Javeria Siddique, the wife of slain journalist Arshad Sharif, has taken legal action against the Kenyan Elite police unit for her husband’s murder in Kenya.
She has filed a case in which the attorney general of Kenya, the national police service, and the director of public prosecution are named as respondents. Javeria is seeking a trial for the officers responsible for Sharif’s murder and wants them to be held accountable for their actions.
She is also requesting the court to issue directives to the Kenyan attorney general to apologize to Sharif’s family within seven days of the court’s orders, admit to the facts, accept responsibility, and issue a written public apology.
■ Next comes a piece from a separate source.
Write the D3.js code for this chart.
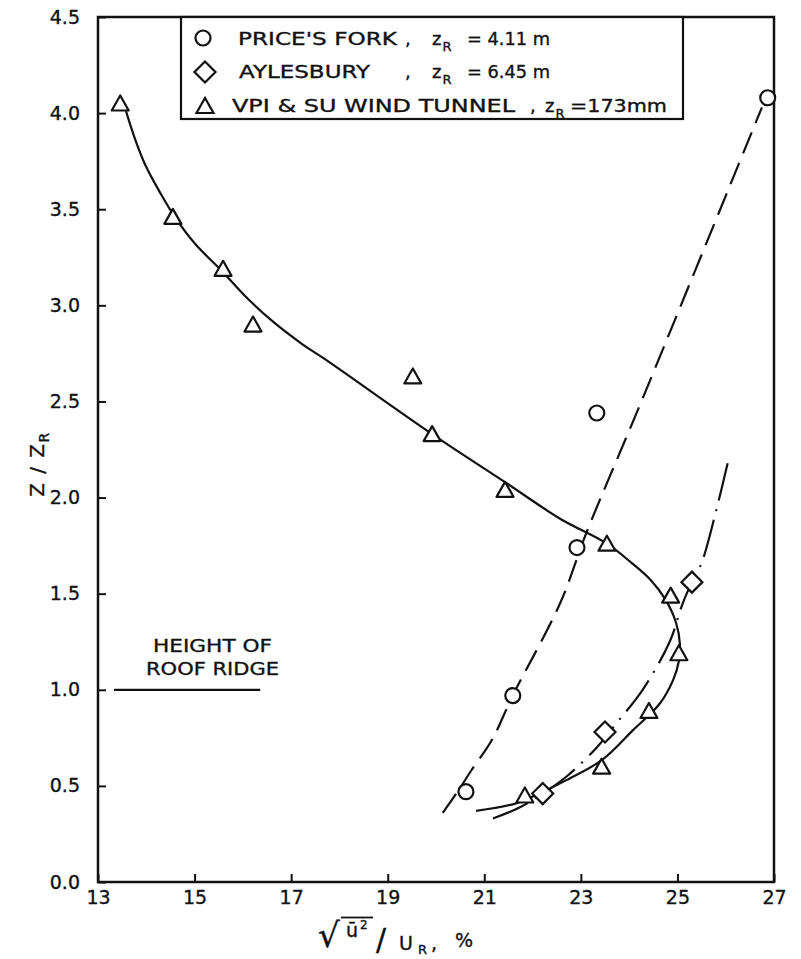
<!DOCTYPE html>
<html>
<head>
<meta charset="utf-8">
<script src="https://cdn.jsdelivr.net/npm/d3@7"></script>
<style>
  html, body { margin: 0; padding: 0; background: #fff; }
  svg { display: block; }
  text { font-family: "DejaVu Sans", sans-serif; fill: #111; stroke: #111; stroke-width: 0.35px; }
</style>
</head>
<body>
<svg id="chart" width="801" height="959"></svg>
<script>
// ---------------- data ----------------
const xTickValues = [13, 15, 17, 19, 21, 23, 25, 27];
const yTickValues = [0, 0.5, 1.0, 1.5, 2.0, 2.5, 3.0, 3.5, 4.0, 4.5];

// VPI & SU wind tunnel (triangles)
const vpiX = [13.46, 14.55, 15.59, 16.21, 19.52, 19.92, 21.43, 23.54, 24.86, 25.03, 24.41, 23.43, 21.84];
const vpiY = [4.05, 3.46, 3.19, 2.90, 2.63, 2.33, 2.04, 1.76, 1.49, 1.19, 0.89, 0.60, 0.45];

// Price's Fork (circles)
const priceX = [26.87, 23.33, 22.92, 21.59, 20.62];
const priceY = [4.08, 2.44, 1.74, 0.97, 0.47];

// Aylesbury (diamonds)
const aylesX = [25.30, 23.50, 22.21];
const aylesY = [1.56, 0.78, 0.46];

// faired curves
const vpiCurveX = [13.58, 13.76, 13.98, 14.30, 14.59, 15.01, 15.56, 16.04, 16.60, 17.22, 17.70, 19.92, 21.43, 22.57, 23.54, 24.05, 24.45, 24.75, 24.97, 25.05, 25.03, 24.91, 24.64, 24.08, 23.44, 22.70, 22.22, 21.67, 20.83];
const vpiCurveY = [4.01, 3.87, 3.73, 3.58, 3.46, 3.32, 3.18, 3.05, 2.92, 2.80, 2.72, 2.33, 2.08, 1.89, 1.76, 1.66, 1.57, 1.47, 1.35, 1.24, 1.15, 1.05, 0.93, 0.79, 0.635, 0.53, 0.47, 0.41, 0.37];

const priceCurveX = [20.14, 20.50, 20.73, 21.16, 21.59, 22.57, 23.12, 24.22, 26.75];
const priceCurveY = [0.36, 0.49, 0.58, 0.74, 0.97, 1.45, 1.82, 2.48, 4.03];

const aylesCurveX = [21.18, 21.75, 22.21, 22.71, 23.33, 23.75, 24.28, 24.84, 25.11, 25.30, 25.50, 25.80, 26.06];
const aylesCurveY = [0.33, 0.39, 0.46, 0.55, 0.70, 0.83, 1.00, 1.25, 1.45, 1.56, 1.66, 1.93, 2.20];

const ridgeHeight = 1.0;
const ridgeX = [13.33, 16.36];

// ---------------- layout ----------------
(function () {
const svg = d3.select("#chart");
const pL = 98, pR = 774, pT = 17, pB = 882;
const x = d3.scaleLinear().domain([13, 27]).range([pL, pR]);
const y = d3.scaleLinear().domain([0, 4.5]).range([pB, pT]);

const zip = (xs, ys) => xs.map((v, i) => [v, ys[i]]);
const line = d3.line().x(d => x(d[0])).y(d => y(d[1])).curve(d3.curveCatmullRom.alpha(0.5));

// axes
const gx = svg.append("g").attr("transform", `translate(0,${pB})`)
  .call(d3.axisBottom(x).tickValues(xTickValues).tickSize(-8).tickPadding(9).tickFormat(d3.format("d")));
const gy = svg.append("g").attr("transform", `translate(${pL},0)`)
  .call(d3.axisLeft(y).tickValues(yTickValues).tickSize(-8).tickPadding(18).tickFormat(d3.format(".1f")));
[gx, gy].forEach(g => {
  g.select(".domain").remove();
  g.selectAll(".tick line").attr("stroke", "#111").attr("stroke-width", 2);
  g.selectAll(".tick text").attr("font-family", "DejaVu Sans, sans-serif").attr("font-size", 19).attr("fill", "#111");
});

// frame
svg.append("rect").attr("x", pL).attr("y", pT).attr("width", pR - pL).attr("height", pB - pT)
  .attr("fill", "none").attr("stroke", "#111").attr("stroke-width", 2.5);

// curves
svg.append("path").datum(zip(vpiCurveX, vpiCurveY)).attr("d", line)
  .attr("fill", "none").attr("stroke", "#111").attr("stroke-width", 2.2);
svg.append("path").datum(zip(priceCurveX, priceCurveY)).attr("d", line)
  .attr("fill", "none").attr("stroke", "#111").attr("stroke-width", 2.2).attr("stroke-dasharray", "23 10");
svg.append("path").datum(zip(aylesCurveX, aylesCurveY)).attr("d", line)
  .attr("fill", "none").attr("stroke", "#111").attr("stroke-width", 2.2).attr("stroke-dasharray", "38 9 2 9");

// markers
const triPath = (cx, cy) => `M${cx - 8.5},${cy + 7}L${cx + 8.5},${cy + 7}L${cx},${cy - 8}Z`;
const diaPath = (cx, cy) => `M${cx},${cy - 10.5}L${cx + 10.5},${cy}L${cx},${cy + 10.5}L${cx - 10.5},${cy}Z`;

svg.append("g").selectAll("path").data(zip(vpiX, vpiY)).join("path")
  .attr("d", d => triPath(x(d[0]), y(d[1])))
  .attr("fill", "#fff").attr("stroke", "#111").attr("stroke-width", 2.2).attr("stroke-linejoin", "round");
svg.append("g").selectAll("circle").data(zip(priceX, priceY)).join("circle")
  .attr("cx", d => x(d[0])).attr("cy", d => y(d[1])).attr("r", 7.5)
  .attr("fill", "#fff").attr("stroke", "#111").attr("stroke-width", 2.2);
svg.append("g").selectAll("path").data(zip(aylesX, aylesY)).join("path")
  .attr("d", d => diaPath(x(d[0]), y(d[1])))
  .attr("fill", "#fff").attr("stroke", "#111").attr("stroke-width", 2.2);

// roof ridge line and note
svg.append("line").attr("x1", x(ridgeX[0])).attr("x2", x(ridgeX[1]))
  .attr("y1", y(ridgeHeight)).attr("y2", y(ridgeHeight)).attr("stroke", "#111").attr("stroke-width", 2.2);
svg.append("text").attr("x", 153).attr("y", 652).attr("font-size", 18)
  .attr("textLength", 119).attr("lengthAdjust", "spacingAndGlyphs").text("HEIGHT OF");
svg.append("text").attr("x", 146).attr("y", 675).attr("font-size", 18)
  .attr("textLength", 133).attr("lengthAdjust", "spacingAndGlyphs").text("ROOF RIDGE");

// legend
svg.append("rect").attr("x", 181).attr("y", pT).attr("width", 502).attr("height", 102)
  .attr("fill", "#fff").attr("stroke", "#111").attr("stroke-width", 2.2);
svg.append("circle").attr("cx", 203).attr("cy", 38).attr("r", 7.5)
  .attr("fill", "#fff").attr("stroke", "#111").attr("stroke-width", 2.2);
svg.append("path").attr("d", diaPath(205, 72))
  .attr("fill", "#fff").attr("stroke", "#111").attr("stroke-width", 2.2);
svg.append("path").attr("d", triPath(205, 106))
  .attr("fill", "#fff").attr("stroke", "#111").attr("stroke-width", 2.2);

const legendRows = [
  { name: "PRICE'S FORK", x0: 238, w: 159, base: 45, val: "= 4.11 m", vx: 467, vw: 83 },
  { name: "AYLESBURY", x0: 239, w: 131, base: 78, val: "= 6.45 m", vx: 467, vw: 83 },
  { name: "VPI & SU WIND TUNNEL", x0: 232, w: 283, base: 112, val: "=173mm", vx: 570, vw: 97 }
];
legendRows.forEach((r, i) => {
  const fs = 18;
  svg.append("text").attr("x", r.x0).attr("y", r.base).attr("font-size", fs)
    .attr("textLength", r.w).attr("lengthAdjust", "spacingAndGlyphs").text(r.name);
  const cx = i === 2 ? 530 : 405;
  const zx = i === 2 ? 545 : 432;
  svg.append("text").attr("x", cx).attr("y", r.base).attr("font-size", fs).text(",");
  const t = svg.append("text").attr("x", zx).attr("y", r.base).attr("font-size", fs);
  t.append("tspan").text("z");
  t.append("tspan").attr("font-size", 13).attr("dy", 6).attr("dx", 1).text("R");
  svg.append("text").attr("x", r.vx).attr("y", r.base).attr("font-size", fs)
    .attr("textLength", r.vw).attr("lengthAdjust", "spacingAndGlyphs").text(r.val);
});

// y-axis title
const yt = svg.append("text").attr("transform", "translate(44,464) rotate(-90)")
  .attr("text-anchor", "middle").attr("font-size", 20).attr("letter-spacing", 1.5);
yt.append("tspan").text("Z / Z");
yt.append("tspan").attr("font-size", 14).attr("dy", 5).text("R");

// x-axis title:  sqrt(u'^2) / U_R, %
const xt = svg.append("text").attr("font-size", 19);
xt.append("tspan").attr("x", 318).attr("y", 947).attr("font-size", 34).text("\u221A");
xt.append("tspan").attr("x", 346).attr("y", 937).attr("font-size", 19).text("\u016B");
xt.append("tspan").attr("x", 360).attr("y", 929).attr("font-size", 12).text("2");
xt.append("tspan").attr("x", 376).attr("y", 950).attr("font-size", 30).text("/");
xt.append("tspan").attr("x", 399).attr("y", 950).attr("font-size", 19).text("U");
xt.append("tspan").attr("x", 418).attr("y", 954).attr("font-size", 13).text("R");
xt.append("tspan").attr("x", 431).attr("y", 950).attr("font-size", 19).text(",");
xt.append("tspan").attr("x", 455).attr("y", 947).attr("font-size", 19).text("%");
svg.append("line").attr("x1", 341).attr("x2", 373).attr("y1", 917.5).attr("y2", 917.5)
  .attr("stroke", "#111").attr("stroke-width", 1.8);
})();
</script>
</body>
</html>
Sharif’s widow expressed her frustration, saying that the Kenyan government never apologized and never reached out to them. She believes that her husband’s murder was a targeted act despite the initial claim of mistaken identity by the Kenyan authorities.
This legal action follows reports that the five Kenyan police officers involved in the killing quietly resumed their duties without facing any consequences. Despite promises from Kenya’s Independent Policing and Oversight Authority to provide updates on the investigation into Sharif’s murder, no findings have been made public for over nine months.
Arshad Sharif, a 49-year-old journalist who had fled Pakistan to avoid arrest, arrived in Nairobi in August and tragically died in a shootout on October 23. His driver, Khurram Ahmad, miraculously survived the incident. Sharif had faced multiple charges, including sedition, in Pakistan due to an interview with Shahbaz Gill, a former aide of Imran Khan. He was staying in Nairobi with businessman Waqar Ahmad, whose brother Khurram was driving him when the fatal shooting occurred. The journalist and his driver were en route from the Ammodump Kwenia training camp, which is owned by Waqar, to Nairobi County at the time of the incident.